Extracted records
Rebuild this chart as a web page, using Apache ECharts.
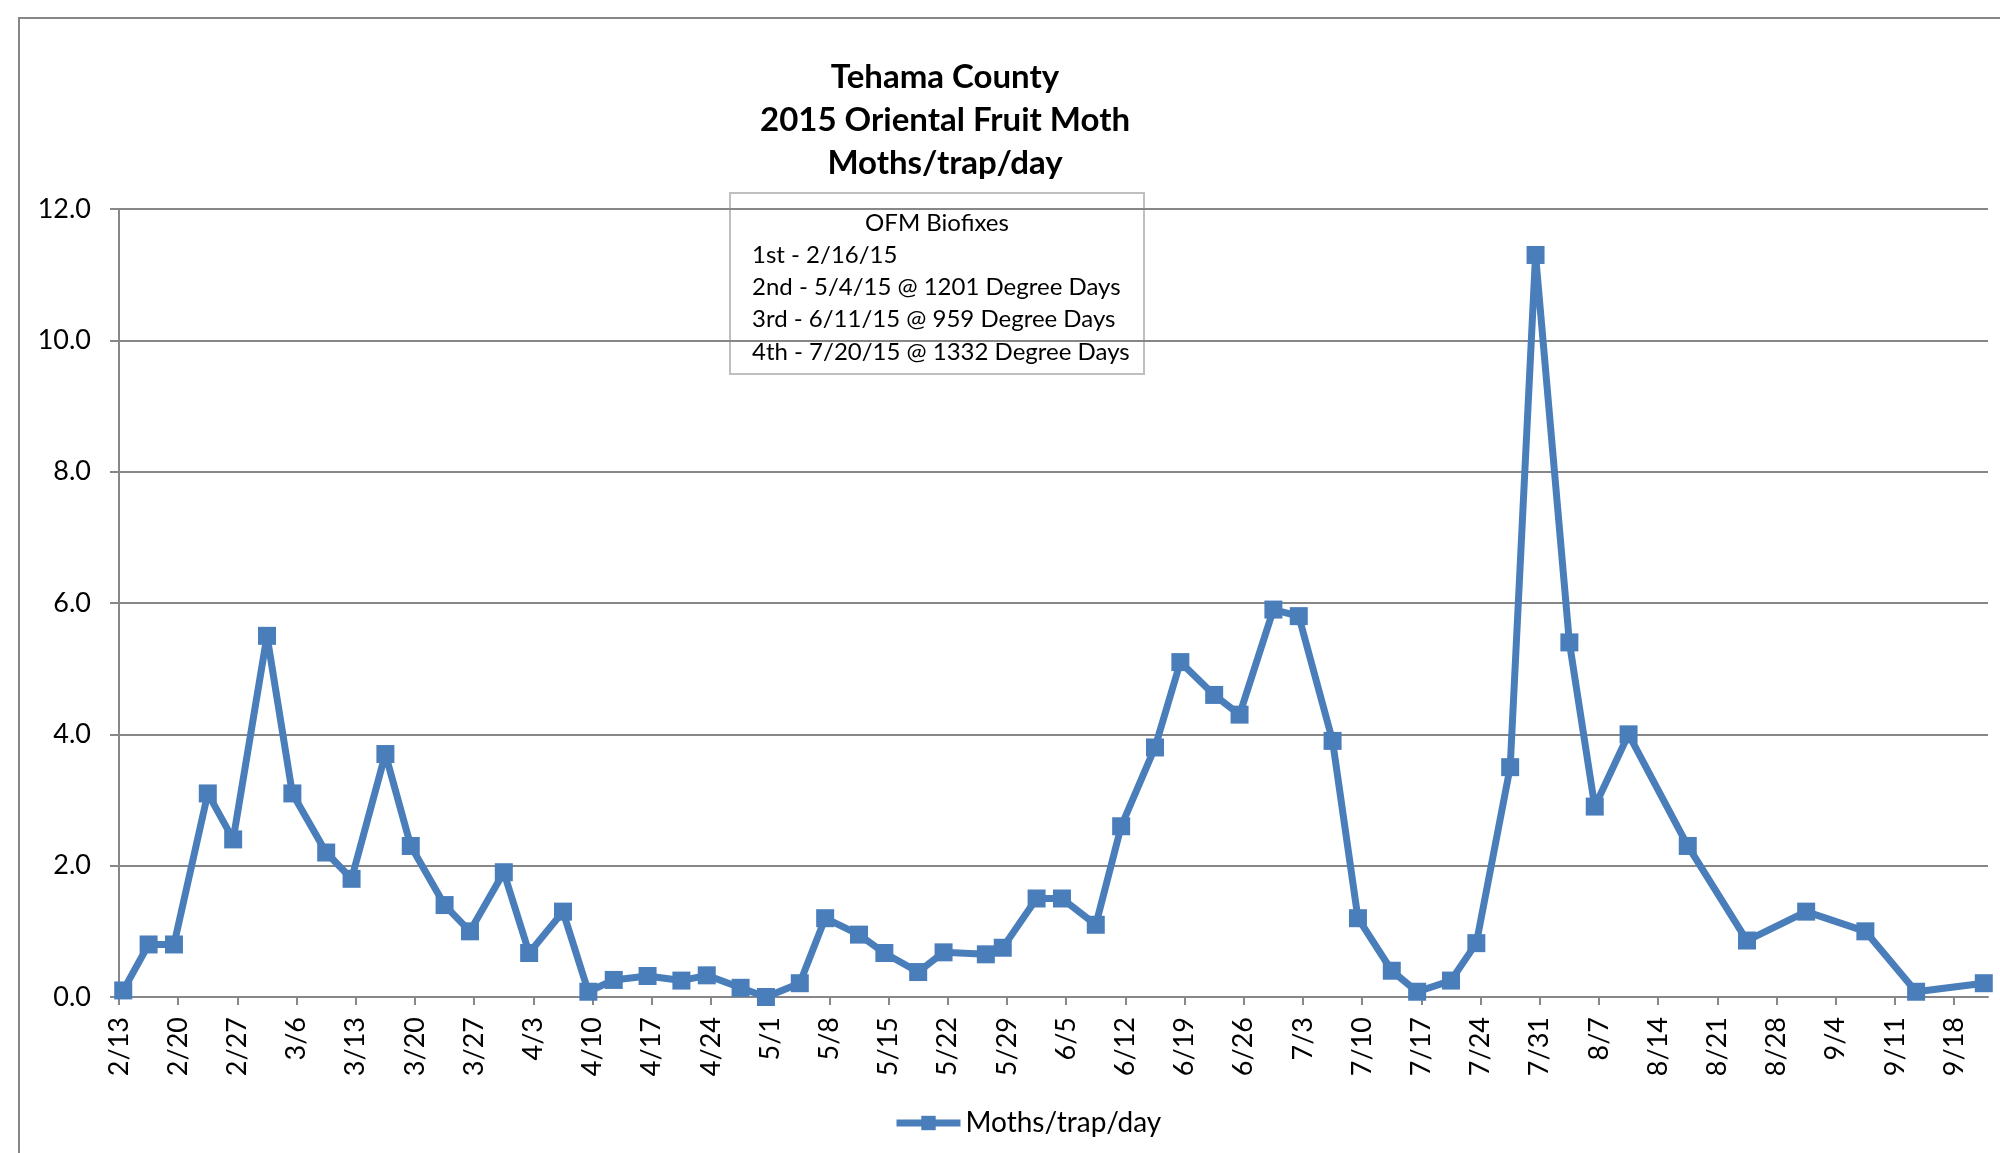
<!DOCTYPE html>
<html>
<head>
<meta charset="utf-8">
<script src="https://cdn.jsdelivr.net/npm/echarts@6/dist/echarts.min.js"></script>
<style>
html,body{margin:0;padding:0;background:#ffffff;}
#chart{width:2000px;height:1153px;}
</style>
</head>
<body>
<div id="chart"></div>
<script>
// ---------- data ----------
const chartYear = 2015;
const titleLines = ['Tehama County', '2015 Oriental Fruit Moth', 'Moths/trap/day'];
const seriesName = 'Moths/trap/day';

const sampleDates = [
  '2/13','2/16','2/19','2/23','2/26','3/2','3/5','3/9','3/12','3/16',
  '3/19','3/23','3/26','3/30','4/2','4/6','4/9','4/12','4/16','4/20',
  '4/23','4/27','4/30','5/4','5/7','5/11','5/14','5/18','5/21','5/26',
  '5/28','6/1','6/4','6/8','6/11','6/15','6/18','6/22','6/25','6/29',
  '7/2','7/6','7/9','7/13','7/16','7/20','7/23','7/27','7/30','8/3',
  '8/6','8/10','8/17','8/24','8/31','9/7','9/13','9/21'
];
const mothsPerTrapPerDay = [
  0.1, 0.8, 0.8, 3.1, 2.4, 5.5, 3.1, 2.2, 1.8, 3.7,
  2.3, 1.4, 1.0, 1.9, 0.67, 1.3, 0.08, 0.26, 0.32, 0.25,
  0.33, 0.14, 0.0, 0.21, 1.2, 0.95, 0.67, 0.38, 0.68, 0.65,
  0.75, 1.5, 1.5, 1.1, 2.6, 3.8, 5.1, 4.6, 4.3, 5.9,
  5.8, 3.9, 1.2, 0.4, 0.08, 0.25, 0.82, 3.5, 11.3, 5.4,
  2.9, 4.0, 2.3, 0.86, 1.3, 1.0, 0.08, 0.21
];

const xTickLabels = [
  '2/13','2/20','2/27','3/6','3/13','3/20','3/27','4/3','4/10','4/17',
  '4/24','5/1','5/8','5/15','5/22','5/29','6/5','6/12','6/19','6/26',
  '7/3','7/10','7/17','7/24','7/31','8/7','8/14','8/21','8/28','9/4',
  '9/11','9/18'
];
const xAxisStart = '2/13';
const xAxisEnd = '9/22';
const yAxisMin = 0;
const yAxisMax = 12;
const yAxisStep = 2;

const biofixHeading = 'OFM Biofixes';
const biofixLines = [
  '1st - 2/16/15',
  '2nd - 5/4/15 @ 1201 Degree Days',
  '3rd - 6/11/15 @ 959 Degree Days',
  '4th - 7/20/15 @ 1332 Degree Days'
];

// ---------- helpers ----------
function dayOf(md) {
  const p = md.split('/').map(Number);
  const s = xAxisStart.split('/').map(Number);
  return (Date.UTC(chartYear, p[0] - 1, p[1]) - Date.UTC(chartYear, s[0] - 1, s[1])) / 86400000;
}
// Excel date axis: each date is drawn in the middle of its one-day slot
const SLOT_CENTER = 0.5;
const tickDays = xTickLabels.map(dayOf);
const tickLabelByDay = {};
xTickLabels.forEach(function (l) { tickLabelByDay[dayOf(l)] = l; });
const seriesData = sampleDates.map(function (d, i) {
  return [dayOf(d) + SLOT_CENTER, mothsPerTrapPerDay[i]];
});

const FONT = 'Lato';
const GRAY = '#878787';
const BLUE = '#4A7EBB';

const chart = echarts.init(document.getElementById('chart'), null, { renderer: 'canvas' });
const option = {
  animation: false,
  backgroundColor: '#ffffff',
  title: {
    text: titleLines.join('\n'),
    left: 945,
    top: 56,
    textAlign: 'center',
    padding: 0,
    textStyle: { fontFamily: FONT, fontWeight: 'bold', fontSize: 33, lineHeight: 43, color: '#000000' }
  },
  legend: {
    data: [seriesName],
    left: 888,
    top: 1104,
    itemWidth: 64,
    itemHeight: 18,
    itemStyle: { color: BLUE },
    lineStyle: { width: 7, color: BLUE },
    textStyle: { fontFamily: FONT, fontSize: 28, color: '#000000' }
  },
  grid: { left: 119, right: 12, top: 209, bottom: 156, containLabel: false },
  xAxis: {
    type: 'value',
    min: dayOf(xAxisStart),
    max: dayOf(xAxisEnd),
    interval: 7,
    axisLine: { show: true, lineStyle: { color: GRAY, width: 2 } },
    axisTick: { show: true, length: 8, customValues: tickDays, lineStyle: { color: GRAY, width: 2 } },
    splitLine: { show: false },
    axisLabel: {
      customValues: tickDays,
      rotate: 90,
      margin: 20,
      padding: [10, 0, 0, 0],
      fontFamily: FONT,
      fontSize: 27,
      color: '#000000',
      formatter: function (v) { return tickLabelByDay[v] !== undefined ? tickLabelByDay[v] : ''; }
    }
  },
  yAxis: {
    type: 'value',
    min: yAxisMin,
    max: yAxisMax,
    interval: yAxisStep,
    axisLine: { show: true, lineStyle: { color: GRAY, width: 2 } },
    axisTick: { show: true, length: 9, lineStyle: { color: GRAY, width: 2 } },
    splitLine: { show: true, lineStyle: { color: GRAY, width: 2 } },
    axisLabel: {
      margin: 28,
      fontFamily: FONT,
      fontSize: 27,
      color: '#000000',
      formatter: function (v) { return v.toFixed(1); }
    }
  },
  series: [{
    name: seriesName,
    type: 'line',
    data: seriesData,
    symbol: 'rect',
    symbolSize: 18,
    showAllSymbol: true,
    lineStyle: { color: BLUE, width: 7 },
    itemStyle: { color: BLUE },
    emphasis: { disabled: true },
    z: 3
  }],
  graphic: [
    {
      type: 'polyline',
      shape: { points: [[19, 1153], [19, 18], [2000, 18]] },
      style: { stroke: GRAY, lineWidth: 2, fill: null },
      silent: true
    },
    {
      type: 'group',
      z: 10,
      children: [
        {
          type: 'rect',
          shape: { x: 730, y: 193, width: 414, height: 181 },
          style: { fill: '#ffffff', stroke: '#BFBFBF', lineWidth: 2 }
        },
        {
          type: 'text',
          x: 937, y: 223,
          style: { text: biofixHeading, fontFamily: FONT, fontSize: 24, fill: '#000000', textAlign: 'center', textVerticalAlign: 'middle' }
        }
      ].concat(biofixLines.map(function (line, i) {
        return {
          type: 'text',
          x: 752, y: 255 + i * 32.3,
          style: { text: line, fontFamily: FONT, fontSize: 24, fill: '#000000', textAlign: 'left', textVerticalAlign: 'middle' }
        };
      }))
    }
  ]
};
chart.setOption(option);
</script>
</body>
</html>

==

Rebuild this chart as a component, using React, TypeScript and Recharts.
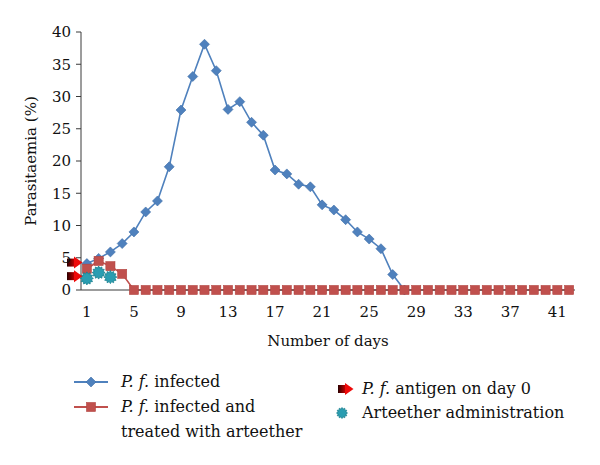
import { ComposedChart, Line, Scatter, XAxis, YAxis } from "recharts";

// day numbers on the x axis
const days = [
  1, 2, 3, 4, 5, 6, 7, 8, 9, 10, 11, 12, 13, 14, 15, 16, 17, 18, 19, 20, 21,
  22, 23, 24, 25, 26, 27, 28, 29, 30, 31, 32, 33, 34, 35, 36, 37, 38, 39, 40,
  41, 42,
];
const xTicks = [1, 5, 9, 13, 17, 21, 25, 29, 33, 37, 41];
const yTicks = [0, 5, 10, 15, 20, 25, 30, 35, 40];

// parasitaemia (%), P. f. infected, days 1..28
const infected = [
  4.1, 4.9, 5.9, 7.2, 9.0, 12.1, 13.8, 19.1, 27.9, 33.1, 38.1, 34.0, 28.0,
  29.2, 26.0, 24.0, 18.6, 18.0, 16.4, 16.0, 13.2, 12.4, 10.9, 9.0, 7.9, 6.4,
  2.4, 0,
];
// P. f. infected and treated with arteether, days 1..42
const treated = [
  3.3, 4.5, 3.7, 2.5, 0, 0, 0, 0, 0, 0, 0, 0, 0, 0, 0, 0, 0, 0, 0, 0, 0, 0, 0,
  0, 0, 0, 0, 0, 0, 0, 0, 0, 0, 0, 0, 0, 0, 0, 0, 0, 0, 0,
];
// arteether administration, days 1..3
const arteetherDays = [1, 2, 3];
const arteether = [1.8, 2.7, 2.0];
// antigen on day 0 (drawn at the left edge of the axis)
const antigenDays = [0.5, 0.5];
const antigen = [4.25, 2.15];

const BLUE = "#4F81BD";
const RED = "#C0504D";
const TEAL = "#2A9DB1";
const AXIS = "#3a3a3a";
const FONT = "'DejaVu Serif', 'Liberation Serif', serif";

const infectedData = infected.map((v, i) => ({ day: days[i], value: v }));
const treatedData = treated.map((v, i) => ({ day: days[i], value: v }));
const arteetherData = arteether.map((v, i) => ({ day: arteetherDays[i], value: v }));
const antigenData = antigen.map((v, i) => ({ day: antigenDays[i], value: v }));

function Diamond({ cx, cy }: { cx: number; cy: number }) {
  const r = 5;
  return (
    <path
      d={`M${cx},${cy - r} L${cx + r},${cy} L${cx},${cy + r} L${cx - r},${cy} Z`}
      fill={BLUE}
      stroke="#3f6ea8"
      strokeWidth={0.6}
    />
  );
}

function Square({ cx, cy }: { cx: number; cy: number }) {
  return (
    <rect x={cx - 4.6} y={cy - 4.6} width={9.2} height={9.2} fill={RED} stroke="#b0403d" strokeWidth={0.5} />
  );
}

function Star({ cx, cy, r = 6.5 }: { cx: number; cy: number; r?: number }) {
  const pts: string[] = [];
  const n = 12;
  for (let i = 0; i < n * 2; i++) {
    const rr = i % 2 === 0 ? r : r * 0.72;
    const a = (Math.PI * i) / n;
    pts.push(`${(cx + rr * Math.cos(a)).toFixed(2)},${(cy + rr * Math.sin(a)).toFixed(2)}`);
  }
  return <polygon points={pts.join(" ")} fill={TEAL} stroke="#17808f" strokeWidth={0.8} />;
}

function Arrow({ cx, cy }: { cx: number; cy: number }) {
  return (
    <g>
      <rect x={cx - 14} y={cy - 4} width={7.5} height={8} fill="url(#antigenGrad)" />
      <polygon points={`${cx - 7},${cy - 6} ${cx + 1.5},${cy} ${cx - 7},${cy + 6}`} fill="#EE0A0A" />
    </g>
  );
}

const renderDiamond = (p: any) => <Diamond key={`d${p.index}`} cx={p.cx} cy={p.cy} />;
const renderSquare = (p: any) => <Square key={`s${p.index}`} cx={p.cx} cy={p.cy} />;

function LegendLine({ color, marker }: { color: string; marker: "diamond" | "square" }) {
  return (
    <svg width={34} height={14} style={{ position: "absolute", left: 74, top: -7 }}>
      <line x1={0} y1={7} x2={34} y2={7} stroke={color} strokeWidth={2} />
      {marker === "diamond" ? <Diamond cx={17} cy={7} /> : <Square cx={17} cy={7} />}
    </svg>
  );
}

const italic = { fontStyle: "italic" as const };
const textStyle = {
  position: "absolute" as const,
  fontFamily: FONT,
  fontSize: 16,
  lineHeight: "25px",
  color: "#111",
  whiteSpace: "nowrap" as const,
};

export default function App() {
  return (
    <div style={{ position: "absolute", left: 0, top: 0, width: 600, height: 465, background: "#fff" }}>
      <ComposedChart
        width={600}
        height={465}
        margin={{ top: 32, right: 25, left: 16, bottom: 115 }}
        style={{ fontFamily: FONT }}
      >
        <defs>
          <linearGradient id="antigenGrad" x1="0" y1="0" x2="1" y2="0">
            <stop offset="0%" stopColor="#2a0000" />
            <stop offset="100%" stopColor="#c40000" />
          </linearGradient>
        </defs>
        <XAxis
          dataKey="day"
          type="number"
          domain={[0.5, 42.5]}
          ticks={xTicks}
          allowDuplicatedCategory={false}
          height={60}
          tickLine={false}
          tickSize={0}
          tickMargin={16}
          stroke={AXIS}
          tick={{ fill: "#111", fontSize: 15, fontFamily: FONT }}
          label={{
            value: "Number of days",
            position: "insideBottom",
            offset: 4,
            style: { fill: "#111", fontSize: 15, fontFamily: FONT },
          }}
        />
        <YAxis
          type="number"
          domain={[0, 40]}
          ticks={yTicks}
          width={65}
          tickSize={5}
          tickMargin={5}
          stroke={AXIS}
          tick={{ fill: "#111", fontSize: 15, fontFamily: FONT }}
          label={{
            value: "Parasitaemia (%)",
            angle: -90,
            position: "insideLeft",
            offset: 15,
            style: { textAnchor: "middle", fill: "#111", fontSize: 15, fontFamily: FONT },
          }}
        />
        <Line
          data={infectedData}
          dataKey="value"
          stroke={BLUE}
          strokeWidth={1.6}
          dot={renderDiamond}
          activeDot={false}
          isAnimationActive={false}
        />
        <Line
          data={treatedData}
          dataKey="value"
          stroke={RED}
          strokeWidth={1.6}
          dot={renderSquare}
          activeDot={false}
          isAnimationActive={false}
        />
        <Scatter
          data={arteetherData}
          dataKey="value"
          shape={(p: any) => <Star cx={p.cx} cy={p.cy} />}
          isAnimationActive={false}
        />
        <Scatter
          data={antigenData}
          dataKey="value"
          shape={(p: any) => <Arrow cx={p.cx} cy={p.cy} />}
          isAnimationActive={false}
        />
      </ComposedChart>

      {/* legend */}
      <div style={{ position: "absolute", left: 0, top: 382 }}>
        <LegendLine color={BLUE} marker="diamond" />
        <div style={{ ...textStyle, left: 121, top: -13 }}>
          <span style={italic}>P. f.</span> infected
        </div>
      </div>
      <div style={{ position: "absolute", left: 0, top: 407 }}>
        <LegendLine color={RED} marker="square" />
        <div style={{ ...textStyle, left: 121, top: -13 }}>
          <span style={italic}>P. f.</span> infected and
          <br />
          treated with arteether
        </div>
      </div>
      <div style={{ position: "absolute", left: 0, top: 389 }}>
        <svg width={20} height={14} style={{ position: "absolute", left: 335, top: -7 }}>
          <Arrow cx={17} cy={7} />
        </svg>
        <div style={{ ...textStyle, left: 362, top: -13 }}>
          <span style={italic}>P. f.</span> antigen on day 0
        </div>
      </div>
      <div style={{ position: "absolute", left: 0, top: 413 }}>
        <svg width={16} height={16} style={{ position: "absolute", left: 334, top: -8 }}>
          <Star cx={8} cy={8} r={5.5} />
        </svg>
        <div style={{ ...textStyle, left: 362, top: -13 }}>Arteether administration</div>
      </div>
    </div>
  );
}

# WHAT YOU WILL DO:
Look through the data and gather every line with the string "this" in it.

# THE SOLUTION:
Rebuild this chart as a web page, using Apache ECharts.
Rebuild this chart as a component, using React, TypeScript and Recharts.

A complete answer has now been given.